We have reported on both these high-profile matters for our readers in recent blog posts. We initially introduced the story concerning the courts-martial proceeding of Army Brig. Gen. Jeffrey Sinclair in a blog entry dated Feb. 26, 2014. And just last week, in a post dated March 7, 2014, we reported on material developments in a defeated Senate vote focusing on military sexual assault cases. We believe those posts adequately set forth relevant background information that summarizes those matters, which we update today.
Following last week’s narrow defeat in the Senate of would-be legislation aimed at circumscribing base commanders’ powers in sexual assault cases (most fundamentally, discretion over whether to prosecute or drop a case), events in Sinclair’s ongoing military trial took a dramatic departure.
The presiding military judge in Sinclair’s sexual assault trial summarily dismissed the jury pending a plea bargaining deal between the general’s defense team and military lawyers. Col. James Pohl stated that a number of emails he perused indicated that the military’s initial refusal to consider a plea agreement might have owed to political pressure, with the Army fearing repercussions if it dropped or mitigated the charges against Sinclair.
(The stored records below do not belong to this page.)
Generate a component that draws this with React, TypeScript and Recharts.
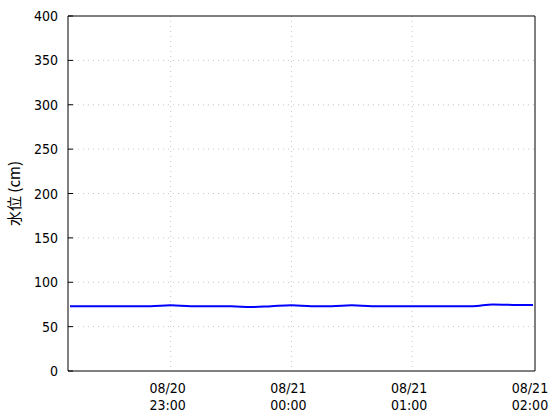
import React from "react";
import { LineChart, Line, XAxis, YAxis, CartesianGrid } from "recharts";

// Observation times (08/20 22:10 – 08/21 02:00), 10-minute step
const times = [
  "22:10", "22:20", "22:30", "22:40", "22:50", "23:00",
  "23:10", "23:20", "23:30", "23:40", "23:50", "00:00",
  "00:10", "00:20", "00:30", "00:40", "00:50", "01:00",
  "01:10", "01:20", "01:30", "01:40", "01:50", "02:00",
];
// Water level (cm)
const levels = [
  73, 73, 73, 73, 73, 74,
  73, 73, 73, 72, 73, 74,
  73, 73, 74, 73, 73, 73,
  73, 73, 73, 75, 74.5, 74.5,
];
const yTicks = [0, 50, 100, 150, 200, 250, 300, 350, 400];
const xTickLabels = [
  { t: "23:00", date: "08/20" },
  { t: "00:00", date: "08/21" },
  { t: "01:00", date: "08/21" },
  { t: "02:00", date: "08/21" },
];

// minutes since 08/20 22:00
const toMin = (s: string) => {
  const [h, m] = s.split(":").map(Number);
  const hh = h >= 22 ? h - 22 : h + 2;
  return hh * 60 + m;
};

const data = times.map((t, i) => ({ x: toMin(t), level: levels[i] }));
const xTicks = xTickLabels.map((d) => toMin(d.t));

const FONT = "'Liberation Sans Narrow', 'DejaVu Sans Condensed', 'Noto Sans', sans-serif";

const XTick = (props: any) => {
  const { x, y, payload } = props;
  const item = xTickLabels.find((d) => toMin(d.t) === payload.value);
  if (!item) return <g />;
  return (
    <g transform={`translate(${x},${y})`}>
      <text x={-3} y={14} textAnchor="middle" fontFamily={FONT} fontSize={14} fill="#000">
        {item.date}
      </text>
      <text x={-3} y={31} textAnchor="middle" fontFamily={FONT} fontSize={14} fill="#000">
        {item.t}
      </text>
    </g>
  );
};

// left tick: label plus inward tick mark (label anchor x is 10px left of axis)
const LeftTick = (props: any) => {
  const { x, y, payload } = props;
  return (
    <g>
      <line x1={x + 10} y1={y} x2={x + 15} y2={y} stroke="#000" strokeWidth={1} />
      <text x={x} y={y} dy={5} textAnchor="end" fontFamily={FONT} fontSize={14} fill="#000">
        {payload.value}
      </text>
    </g>
  );
};

// right tick: inward tick mark only (anchor x is 0 px right of axis)
const RightTick = (props: any) => {
  const { x, y } = props;
  return <line x1={x - 5} y1={y} x2={x} y2={y} stroke="#000" strokeWidth={1} />;
};

export default function App() {
  return (
    <div style={{ position: "absolute", left: 0, top: 0, width: 560, height: 420, background: "#fff" }}>
      <LineChart
        width={560}
        height={420}
        data={data}
        margin={{ top: 15, right: 24, left: 8, bottom: 0 }}
      >
        <CartesianGrid
          stroke="#c8c8c8"
          strokeDasharray="1 4"
          horizontalValues={[50, 100, 150, 200, 250, 300, 350]}
          verticalValues={[60, 120, 180]}
        />
        <XAxis
          dataKey="x"
          type="number"
          domain={[9, 241]}
          ticks={xTicks}
          allowDataOverflow
          height={49}
          axisLine={{ stroke: "#000" }}
          tickLine={false}
          tick={<XTick />}
          interval={0}
        />
        <XAxis
          xAxisId="top"
          orientation="top"
          dataKey="x"
          type="number"
          domain={[9, 241]}
          height={1}
          axisLine={{ stroke: "#000" }}
          tickLine={false}
          tick={false}
        />
        <YAxis
          domain={[0, 400]}
          ticks={yTicks}
          width={60}
          axisLine={{ stroke: "#000" }}
          tickLine={false}
          tickSize={0}
          tickMargin={10}
          tick={<LeftTick />}
          interval={0}
          label={{
            value: "水位 (cm)",
            angle: -90,
            position: "insideLeft",
            dx: 2,
            style: { fontFamily: "'Noto Sans CJK JP', sans-serif", fontSize: 15, fill: "#000", textAnchor: "middle" },
          }}
        />
        <YAxis
          yAxisId="right"
          orientation="right"
          domain={[0, 400]}
          ticks={yTicks}
          width={1}
          axisLine={{ stroke: "#000" }}
          tickLine={false}
          tickSize={0}
          tickMargin={0}
          tick={<RightTick />}
          interval={0}
        />
        <Line
          type="monotone"
          dataKey="level"
          stroke="#0000ff"
          strokeWidth={2}
          dot={false}
          isAnimationActive={false}
        />
      </LineChart>
    </div>
  );
}
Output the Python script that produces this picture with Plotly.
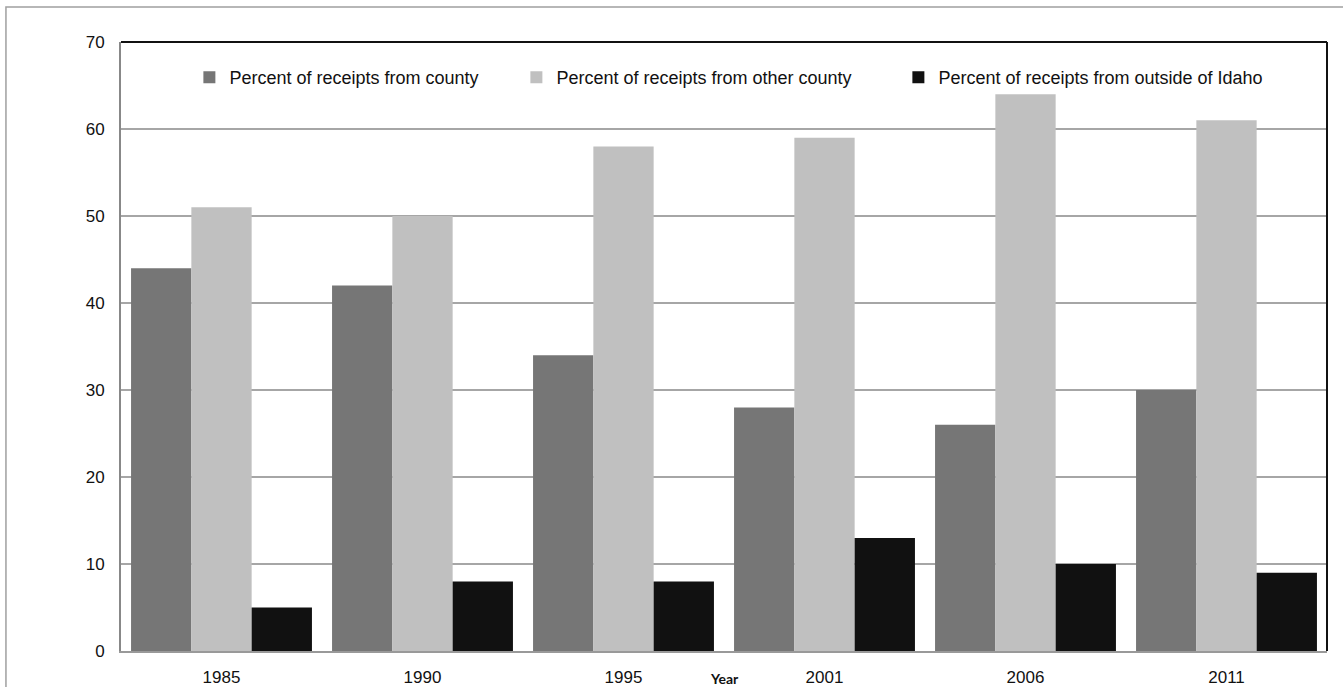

Pohl is now postponing the trial, allowing prosecutors and defense attorneys to discuss a plea deal.
Sinclair’s attorneys clearly welcome the chance to do so, having consistently argued that there are fundamental weaknesses in the military’s case against their client and that outside pressure has indeed influenced the case thus far.
As for the defeated Senate bill, its temporary loss of traction doesn’t seem likely to derail further efforts to pass the legislation or a similar draft bill. Its sponsor, Sen. Kirsten Gillibrand (D-N.Y.), says that she intends to reintroduce it, and companion legislation is currently under consideration in the House of Representatives.